**THE PROBLEM**
Omit pictures and quote the listing below line by line, from its start through the line that holds "edgecolor='#1a1a1a', linewidth=1.0, zorder=3)".
____________________
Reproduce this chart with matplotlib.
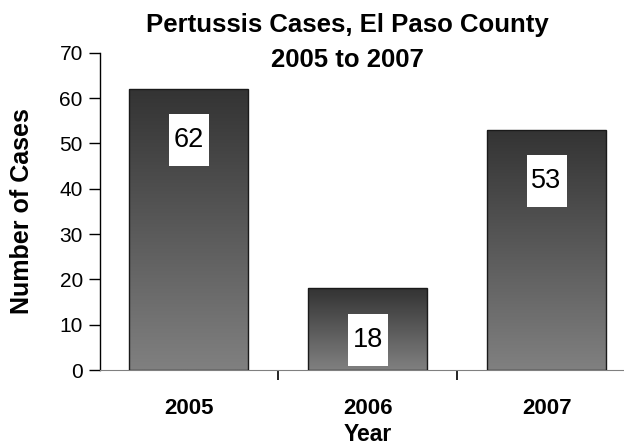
import matplotlib
matplotlib.use('Agg')
import matplotlib.pyplot as plt
import numpy as np
from matplotlib.colors import LinearSegmentedColormap
from matplotlib.path import Path

plt.rcParams['font.family'] = ['Liberation Sans', 'DejaVu Sans']

years = ['2005', '2006', '2007']
cases = [62, 18, 53]

title_line1 = 'Pertussis Cases, El Paso County'
title_line2 = '2005 to 2007'

fig = plt.figure(figsize=(6.24, 4.46), dpi=100)
ax = fig.add_axes([99.5 / 624, 1 - 370 / 446, 536.5 / 624, 317.3 / 446])

x = np.arange(len(years))
bars = ax.bar(x, cases, width=0.665, color='none', edgecolor='#1a1a1a', linewidth=1.0, zorder=3)

# vertical gradient inside each bar: dark on top, lighter gray at bottom
cmap = LinearSegmentedColormap.from_list('bargrad', ['#808080', '#333333'])
grad = np.linspace(0, 1, 256).reshape(-1, 1)
for b in bars:
    x0, y0 = b.get_x(), b.get_y()
    w, h = b.get_width(), b.get_height()
    im = ax.imshow(grad, cmap=cmap, aspect='auto', origin='lower',
                   extent=[x0, x0 + w, y0, y0 + h], zorder=2, interpolation='bilinear')
    im.set_clip_path(b)

# tall white label boxes (41 x 53 px), drawn as a rectangular marker
box = Path([(-20.5, -26.5), (20.5, -26.5), (20.5, 26.5), (-20.5, 26.5), (-20.5, -26.5)],
           [Path.MOVETO, Path.LINETO, Path.LINETO, Path.LINETO, Path.CLOSEPOLY])
for xi, v in zip(x, cases):
    yc = v - 11.3
    ax.plot(xi, yc, marker=box, markersize=53 * 72 / 100, color='white',
            markeredgewidth=0, linestyle='none', zorder=4)
    ax.text(xi, yc, str(v), ha='center', va='center', fontsize=19.5, zorder=5)

ax.set_xlim(-0.5, 2.5)
ax.set_ylim(0, 70)
ax.set_yticks(range(0, 71, 10))
ax.tick_params(axis='y', direction='out', length=8, width=1, labelsize=15, pad=4)

ax.set_xticks(x)
ax.set_xticklabels(years, fontsize=16, fontweight='bold')
ax.tick_params(axis='x', which='major', length=0, pad=20)
ax.set_xticks([0.5, 1.5], minor=True)
ax.tick_params(axis='x', which='minor', direction='out', length=7, width=1.2, color='black')

ax.spines['top'].set_visible(False)
ax.spines['right'].set_visible(False)
ax.spines['bottom'].set_color('#808080')
ax.spines['left'].set_linewidth(1.0)

ax.set_ylabel('Number of Cases', fontsize=18, fontweight='bold', va='center')
ax.yaxis.set_label_coords(-0.1445, 0.5)
ax.set_xlabel('Year', fontsize=16.5, fontweight='bold', va='center')
ax.xaxis.set_label_coords(0.5, -0.202)

fig.text(347 / 624, 1 - 25 / 446, title_line1, ha='center', va='center', fontsize=18.5, fontweight='bold')
fig.text(347 / 624, 1 - 60 / 446, title_line2, ha='center', va='center', fontsize=18.5, fontweight='bold')

fig.savefig('out.png', dpi=100)
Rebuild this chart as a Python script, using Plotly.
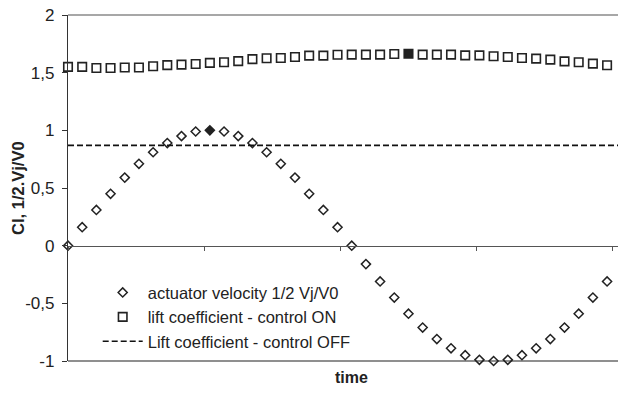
import plotly.graph_objects as go

# sample index along the time axis
time = list(range(40))

# actuator velocity 1/2 Vj/V0 (one full actuation period)
actuator_velocity = [
    0.0, 0.16, 0.31, 0.45, 0.59, 0.71, 0.81, 0.89, 0.95, 0.99,
    1.0, 0.99, 0.95, 0.89, 0.81, 0.71, 0.59, 0.45, 0.31, 0.16,
    0.0, -0.16, -0.31, -0.45, -0.59, -0.71, -0.81, -0.89, -0.95, -0.99,
    -1.0, -0.99, -0.95, -0.89, -0.81, -0.71, -0.59, -0.45, -0.31, -0.16,
]

# lift coefficient with control ON
cl_control_on = [
    1.55, 1.55, 1.54, 1.54, 1.545, 1.545, 1.555, 1.565, 1.57, 1.575,
    1.585, 1.59, 1.60, 1.617, 1.625, 1.627, 1.636, 1.648, 1.648, 1.655,
    1.656, 1.656, 1.656, 1.662, 1.664, 1.656, 1.656, 1.656, 1.65, 1.65,
    1.642, 1.636, 1.627, 1.622, 1.613, 1.598, 1.59, 1.578, 1.564, 1.555,
]

# lift coefficient with control OFF (steady value)
cl_control_off = 0.87

# highlighted samples (drawn filled)
velocity_highlight = 10
cl_on_highlight = 24

y_tick_vals = [-1, -0.5, 0, 0.5, 1, 1.5, 2]
y_tick_text = ["-1", "-0,5", "0", "0,5", "1", "1,5", "2"]

TIME_TICK_STEP = 9.6
FONT = "Arial, Liberation Sans, sans-serif"
INK = "#222222"

fig = go.Figure()

fig.add_trace(go.Scatter(
    x=time, y=actuator_velocity, mode="markers",
    name="actuator velocity 1/2 Vj/V0",
    cliponaxis=False,
    marker=dict(
        symbol=["diamond" if i == velocity_highlight else "diamond-open" for i in range(len(time))],
        size=7, color=INK, line=dict(width=1.5, color=INK),
    ),
))

fig.add_trace(go.Scatter(
    x=time, y=cl_control_on, mode="markers",
    name="lift coefficient - control ON",
    cliponaxis=False,
    marker=dict(
        symbol=["square" if i == cl_on_highlight else "square-open" for i in range(len(time))],
        size=8.5, color=INK, line=dict(width=1.6, color=INK),
    ),
))

fig.add_trace(go.Scatter(
    x=time, y=[cl_control_off] * len(time), mode="lines",
    name="Lift coefficient - control OFF",
    line=dict(color="#111111", width=1.6, dash="6px,3px"),
))

# top and bottom frame lines of the plotting area
for yp, col in ((1, "#8a8a8a"), (0, "#6a6a6a")):
    fig.add_shape(type="line", xref="paper", yref="paper",
                  x0=0, x1=1, y0=yp, y1=yp,
                  line=dict(color=col, width=1.3), layer="below")

fig.update_layout(
    width=618, height=394,
    margin=dict(l=68, r=0, t=15, b=33),
    paper_bgcolor="white", plot_bgcolor="white",
    font=dict(family=FONT, size=16.5, color=INK),
    showlegend=True,
    legend=dict(
        x=0.054, y=0.248, xanchor="left", yanchor="top",
        bgcolor="rgba(0,0,0,0)", borderwidth=0,
        itemwidth=40, font=dict(family=FONT, size=16.5, color=INK),
        tracegroupgap=0,
    ),
    xaxis=dict(
        range=[0, 38.77], showgrid=False, zeroline=False,
        showline=True, linecolor="#555555", linewidth=1.3,
        anchor="free", position=1 / 3,
        ticks="outside", ticklen=4, tickwidth=1.2, tickcolor="#555555",
        tick0=0, dtick=TIME_TICK_STEP, showticklabels=False,
    ),
    yaxis=dict(
        range=[-1, 2], showgrid=False, zeroline=False,
        showline=True, linecolor="#333333", linewidth=1.3,
        ticks="outside", ticklen=5, tickwidth=1.2, tickcolor="#333333",
        tickvals=y_tick_vals, ticktext=y_tick_text,
        tickfont=dict(family=FONT, size=17, color=INK),
        ticklabelstandoff=4,
    ),
    annotations=[
        dict(text="<b>Cl, 1/2.Vj/V0</b>", xref="paper", yref="paper",
             x=-0.091, y=0.5, xanchor="center", yanchor="middle",
             textangle=-90, showarrow=False,
             font=dict(family=FONT, size=16.5, color=INK)),
        dict(text="<b>time</b>", xref="paper", yref="paper",
             x=0.516, y=-0.049, xanchor="center", yanchor="middle",
             showarrow=False,
             font=dict(family=FONT, size=16, color=INK)),
    ],
)

fig.write_html("out.html")
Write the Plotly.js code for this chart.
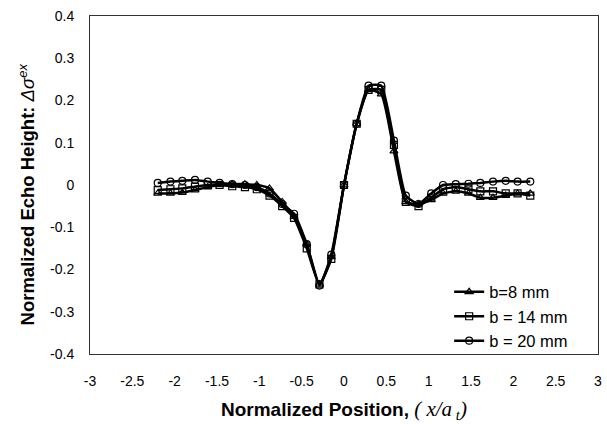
<!DOCTYPE html>
<html>
<head>
<meta charset="utf-8">
<script src="https://cdn.plot.ly/plotly-3.0.1.min.js"></script>
<style>
  html, body { margin: 0; padding: 0; background: #fff; }
  #chart { width: 607px; height: 424px; }
</style>
</head>
<body>
<div id="chart"></div>
<script>
// Normalized scan positions x/a_t
const positions = [-2.2, -2.05, -1.91, -1.76, -1.61, -1.47, -1.32, -1.17, -1.03, -0.88, -0.73, -0.59, -0.44, -0.29, -0.15, 0,
                   0.15, 0.29, 0.44, 0.59, 0.73, 0.88, 1.03, 1.17, 1.32, 1.47, 1.61, 1.76, 1.91, 2.05, 2.2];

// Normalized echo height for each plate width b
const echoB8 = [-0.02, -0.02, -0.018, -0.012, -0.005, 0, 0.002, 0.002, 0, -0.008, -0.04, -0.075, -0.14, -0.235, -0.17, 0,
                0.145, 0.225, 0.215, 0.08, -0.04, -0.045, -0.035, -0.02, -0.015, -0.02, -0.03, -0.03, -0.025, -0.02, -0.02];
const echoB14 = [-0.012, -0.01, -0.008, -0.004, 0, 0, -0.003, -0.005, -0.01, -0.025, -0.05, -0.078, -0.15, -0.235, -0.175, 0,
                 0.145, 0.225, 0.225, 0.095, -0.04, -0.05, -0.03, -0.01, -0.005, -0.01, -0.015, -0.015, -0.02, -0.02, -0.025];
const echoB20 = [0.005, 0.008, 0.01, 0.012, 0.008, 0.005, 0.002, 0, -0.005, -0.02, -0.045, -0.068, -0.14, -0.238, -0.165, 0,
                 0.145, 0.235, 0.235, 0.105, -0.025, -0.045, -0.02, 0, 0.002, 0.003, 0.005, 0.008, 0.01, 0.008, 0.008];

const seriesNames = ['b=8 mm', 'b = 14 mm', 'b = 20 mm'];
const seriesValues = [echoB8, echoB14, echoB20];
const markerSymbols = ['triangle-up-open', 'square-open', 'circle-open'];

const xTicks = [-3, -2.5, -2, -1.5, -1, -0.5, 0, 0.5, 1, 1.5, 2, 2.5, 3];
const yTicks = [-0.4, -0.3, -0.2, -0.1, 0, 0.1, 0.2, 0.3, 0.4];

const traces = seriesValues.map((vals, i) => ({
  x: positions,
  y: vals,
  name: seriesNames[i],
  type: 'scatter',
  mode: 'lines+markers',
  line: { color: '#000', width: 2.5, shape: 'spline', smoothing: 0.5 },
  marker: { symbol: markerSymbols[i], size: 7, color: '#000', line: { width: 1.2, color: '#000' } }
}));

const font = 'Arial, "Liberation Sans", sans-serif';
const serif = "'Liberation Serif','Times New Roman',serif";

const layout = {
  width: 607,
  height: 424,
  margin: { l: 90, r: 9, t: 16, b: 70 },
  paper_bgcolor: '#fff',
  plot_bgcolor: '#fff',
  font: { family: font, size: 14, color: '#000' },
  showlegend: true,
  legend: {
    x: 0.707, y: 0.235, xanchor: 'left', yanchor: 'top',
    bgcolor: 'rgba(0,0,0,0)',
    font: { family: font, size: 16.5, color: '#000' },
    tracegroupgap: 0,
    itemwidth: 30
  },
  xaxis: {
    range: [-3, 3],
    tickvals: xTicks,
    ticktext: xTicks.map(String),
    showgrid: false,
    zeroline: false,
    showline: true,
    mirror: true,
    linecolor: '#333',
    linewidth: 1,
    ticks: 'outside',
    ticklen: 14,
    tickcolor: 'rgba(0,0,0,0)',
    tickfont: { family: font, size: 14, color: '#000' }
  },
  yaxis: {
    range: [-0.4, 0.4],
    tickvals: yTicks,
    ticktext: yTicks.map(v => String(v)),
    showgrid: false,
    zeroline: false,
    showline: true,
    mirror: true,
    linecolor: '#333',
    linewidth: 1,
    ticks: 'outside',
    ticklen: 12,
    tickcolor: 'rgba(0,0,0,0)',
    tickfont: { family: font, size: 14, color: '#000' }
  },
  annotations: [
    {
      // x-axis title
      xref: 'paper', yref: 'paper', x: 0.5, y: -0.166,
      xanchor: 'center', yanchor: 'middle', showarrow: false,
      font: { family: font, size: 19, color: '#000' },
      text: '<b>Normalized Position, </b><span style="font-family:' + serif + ';font-size:21px"><i>( x/a</i><sub><i> t</i></sub><i>)</i></span>'
    },
    {
      // y-axis title
      xref: 'paper', yref: 'paper', x: -0.124, y: 0.472,
      xanchor: 'center', yanchor: 'middle', showarrow: false, textangle: -90,
      font: { family: font, size: 18.5, color: '#000' },
      text: '<b>Normalized Echo Height: </b><i>\u0394\u03c3</i><sup><i>ex</i></sup>'
    }
  ]
};

Plotly.newPlot('chart', traces, layout, { displayModeBar: false, staticPlot: true });
</script>
</body>
</html>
____________________
**WRITTEN SOLUTION**
Reproduce this chart with matplotlib.
import matplotlib
matplotlib.use('Agg')
import matplotlib.pyplot as plt
import numpy as np
from matplotlib.colors import LinearSegmentedColormap
from matplotlib.path import Path

plt.rcParams['font.family'] = ['Liberation Sans', 'DejaVu Sans']

years = ['2005', '2006', '2007']
cases = [62, 18, 53]

title_line1 = 'Pertussis Cases, El Paso County'
title_line2 = '2005 to 2007'

fig = plt.figure(figsize=(6.24, 4.46), dpi=100)
ax = fig.add_axes([99.5 / 624, 1 - 370 / 446, 536.5 / 624, 317.3 / 446])

x = np.arange(len(years))
bars = ax.bar(x, cases, width=0.665, color='none', edgecolor='#1a1a1a', linewidth=1.0, zorder=3)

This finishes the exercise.